My first try was to look for when $\cos{x}$ and $\sin{x}$ attain their min and max respectively, which is easy using the unit circle. So the minimum of $\sin{x}+\cos{x}$ has maximum at $\sqrt{2}$ and minimum at $-\sqrt{2}.$ But if the sine-term is squared, how do I find the minimum of $\sin^2{x}+\cos{x}$?
I then tried the differentiation method:
$$f'(x)=2\sin{x}\cos{x}-\sin{x}=(2\cos{x}-1)\sin{x}=0,$$
which in the interval $(0,2\pi)$, gave me the the roots $\left(\frac{\pi}{2},\frac{3\pi}{2},\frac{\pi}{3},\frac{5\pi}{3}\right)$. So
$$f(\pi/2)=3, \quad f(3\pi/2)=3, \quad f(\pi/3)=\frac{13}{4}, \quad f(5\pi/3)=\frac{13}{4}.$$
So $f_{\text{max}}=\frac{13}{4}$ and $f_{\text{min}}=3.$ But the minimum should be $1$.
Best Answer
Credit to @iamwhoiam for suggesting this solution.
There's nothing wrong with your method - you just missed a root. When you find the roots of the first derivative, either $2 \cos x - 1$ or $\sin x$ should equal $0$, so we have:
First case: $2 \cos x - 1 = 0$, $\cos x = \frac{1}{2}$. Since $\cos(x)$ is an even function, $\cos(x) = \cos(-x)$. Since we know that one solution is $x = \frac{\pi}{3}$, $x$ can also be $\frac{5\pi}{3}$.
Second case: $\sin x = 0, \pi$. Using the properties of $\sin x$ we know these are the only solutions in the range $[0,2\pi)$.

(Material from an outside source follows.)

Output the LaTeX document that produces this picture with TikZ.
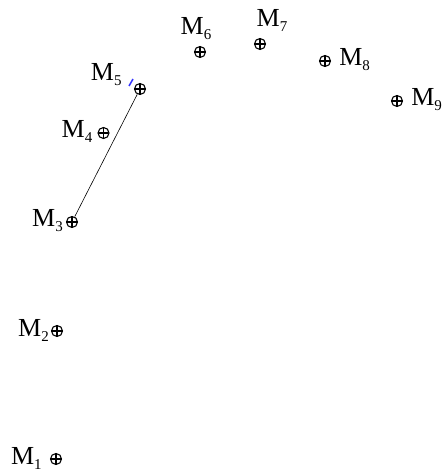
\documentclass[tikz,border=0pt]{standalone}
\usepackage{fontspec}
\setmainfont{Liberation Serif}
\usetikzlibrary{positioning}
\newcommand{\mlab}[1]{M\raisebox{-5pt}{\fontsize{15}{15}\selectfont #1}}
\tikzset{every label/.style={font=\fontsize{26}{28}\selectfont, inner sep=1pt}}

\begin{document}
\begin{tikzpicture}[x=1pt, y=1pt, pnt/.style={circle, draw, line width=1.1pt, inner sep=0pt, minimum size=11pt,
    path picture={\draw[line width=1.1pt] (path picture bounding box.north) -- (path picture bounding box.south)
      (path picture bounding box.west) -- (path picture bounding box.east);}}]

    \useasboundingbox (0,0) rectangle (446,471);

    % Points
    \node[pnt] (m1) at (56,12) [label={[xshift=-7pt, yshift=1pt]left:\mlab{1}}] {};
    \node[pnt] (m2) at (57,140) [label={[xshift=-1pt, yshift=1pt]left:\mlab{2}}] {};
    \node[pnt] (m3) at (72,249) [label={[xshift=-2pt, yshift=1pt]left:\mlab{3}}] {};
    \node[pnt] (m4) at (103.5,338) [label={[xshift=-4pt, yshift=2pt]left:\mlab{4}}] {};
    \node[pnt] (m5) at (140,382) [label={[xshift=-13pt, yshift=-2pt]above left:\mlab{5}}] {};
    \node[pnt] (m6) at (200,419) [label={[xshift=-4pt, yshift=5pt]above:\mlab{6}}] {};
    \node[pnt] (m7) at (260,427) [label={[xshift=12pt, yshift=5pt]above:\mlab{7}}] {};
    \node[pnt] (m8) at (325,410) [label={[xshift=7pt, yshift=1pt]right:\mlab{8}}] {};
    \node[pnt] (m9) at (397,370) [label={[xshift=7pt, yshift=1pt]right:\mlab{9}}] {};

    % Line
    \draw[line width=0.6pt] (m3) -- (m5);
    \coordinate (b1) at (129,385);
    \coordinate (b2) at (133,392);
    \draw[blue!80!white, line width=1.5pt] (b1) -- (b2);

\end{tikzpicture}
\end{document}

Therefore the solutions in the range $[0, 2\pi)$ are: $x = 0, \frac{\pi}{3}, \frac{5\pi}{3}, \pi$. Substituting each in the original equation gives $3, \frac{13}{4}$, $\frac{13}{4}$ and $1$ respectively. The minimum of these critical points is $1$, which is the minimum value of the original function.